Pisagor’un adalet kupası size ilk bakışta normal bir kap olarak görünebilir. Fakat içinde taşıdığı gizemle benzerlerinden ayrıştığından ötürü yüzyıllar boyunca her dönemin merak konusu olagelmiştir.
Samos’lu Pisagor tarafından geliştirilen bu antik çağ eşyası aslında bir öğreti okulunun müridleri eşit miktarda içecek içebilsinler diye kurgulanmıştır. Yer yer felsefe bardağı olarak adlandırılsa da Pisagor’a atfedildiği kaynaklar sayıca çok daha fazladır.
Bardak iç tarafında bulunan bir kanal vasıtası ile, belirli bir çizgiye kadar doldurulduğunda içen kişiye tek bir damlası ziyan olmayacak şekilde içme şansı verirken o sınır çok az miktar dahi aşıldığında içinde neredeyse hiç içecek kalmayıncaya dek sifonlanarak dışarıya dökülecek şekilde dizayn edilmiştir.
Pisagor’un bu bardağı kurguladığında açgözlü müridlerini izleyip yer yer onlara gülüp alay ettiği dahi söylenir. Pisagor kupasından, “sözün büyüsüne kapılmayanlara ders verebilmenin dahice yolu” olarak bahsetmektedir. Norm denilen toplumsal yetinişi belki de ilk kez bu denli net bir vurgulama ile sahne önüne getirmenin haklı gururunu yaşıyordu belki de o esnada.
Açgözlülük antik yunan medeniyetinde toplumdan dışlanma sebeplerinden birisiydi. Sokrates’ten Platon’a, oradan da Aristo’ya uzanan etik değer savunucuları her zaman bu konuya parmak basmış ve kendi toplumsal statülerini riske atma pahasına içinde yaşamış oldukları toplumu eğitme vazifesini üzerlerine almışlardı. Bu okulların devamı sayılabilecek ve etik öğretileri ele alan okullardan biri olan Pisagor okulunun felsefesini anlarsak bu ilginç bardağın yapılma sebebini de daha iyi anlamış olacağız.
Pisagor okulu hem farklı disiplinleri bir arada aktarmayı başarmış bir okuldu hem de bir nevi toplumsal kardeşlik derneği olarak işlev görüyordu. Okula alınmadan önce Pisagor’un çeşitli sınavlarından geçmek zorunluydu. Bu sınavlar ise herhangi bir bilgiyi ölçmekten daha çok öğrencileri tanımaya yönelikti. Pisagor onları bu sorular yoluyla tanıyor, onların ilgi ve becerilerine göre bir eğitim sunmaya çabalıyordu. Pisagor’un öğrencileri kendilerini daha çok Pisagorcular olarak adlandırıyorlardı.

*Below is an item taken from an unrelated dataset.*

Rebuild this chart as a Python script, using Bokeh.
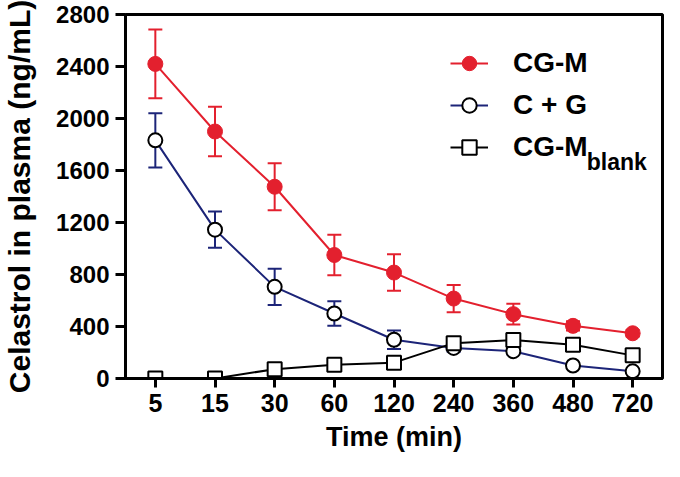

Okulun kendi içerisinde de bazı kuralları vardı. Bunların içerisinde en önemlisi meşhur “sessizlik kuralı” idi. Bir kişi bir konu hakkında yeterli bilgi sahibi değilse susmalıydı. Diğer bir kurala göre ise acıların tam olarak yaşanmasına izin verilmeli, onu saçma argümanlarla yok saymaya veya bastırmaya çalışmamalıydı. Pisagor okulu ayrıca o dönem yunan coğrafyasının kadına bakışı üzerinde büyük etkileri olmuş bir okuldu. Kadınlar bu okulda özgürce çalışıp statü sahibi olabiliyordu.
Okulda iki ayrı grup grup bulunmaktaydı ki bunlardan birisi matematikçiler diğeri ise dinleyicilerdi. Dinleyiciler sadece etik eğitimi alabilirken matematikçiler ileri düzey derslere katılabiliyorlar, “orfeusculuk” denen bir akımın etkisiyle et yemekten kaçınıyor, ruh göçüne inanıyorlardı. Etik kavramının adaletle ilişkisine duyulan inanç mercek altına alındığında karşımıza bu heyecan verici icadın sahibinin neden ve hangi koşullar altında bunu gerçekleştirdiği çıkmaktadır.
Bütün bu bilgiler ışığında Pisagor’un şahsı ve kurmuş olduğu okulun toplumsal etiğin yerleştirilmesi adına daha adil bir düzeni savundukları ve demokrasinin temelini atan antik yunan felsefesi ve yönetim anlayışının bir izdüşümü oldukları sonucuna varabiliriz. İhtiyacımız kadarını almayı ve açgözlü olmamayı o çağda olduğundan daha iyi anlamaya ihtiyacımız yok mu sizce de? Sevgilerimle.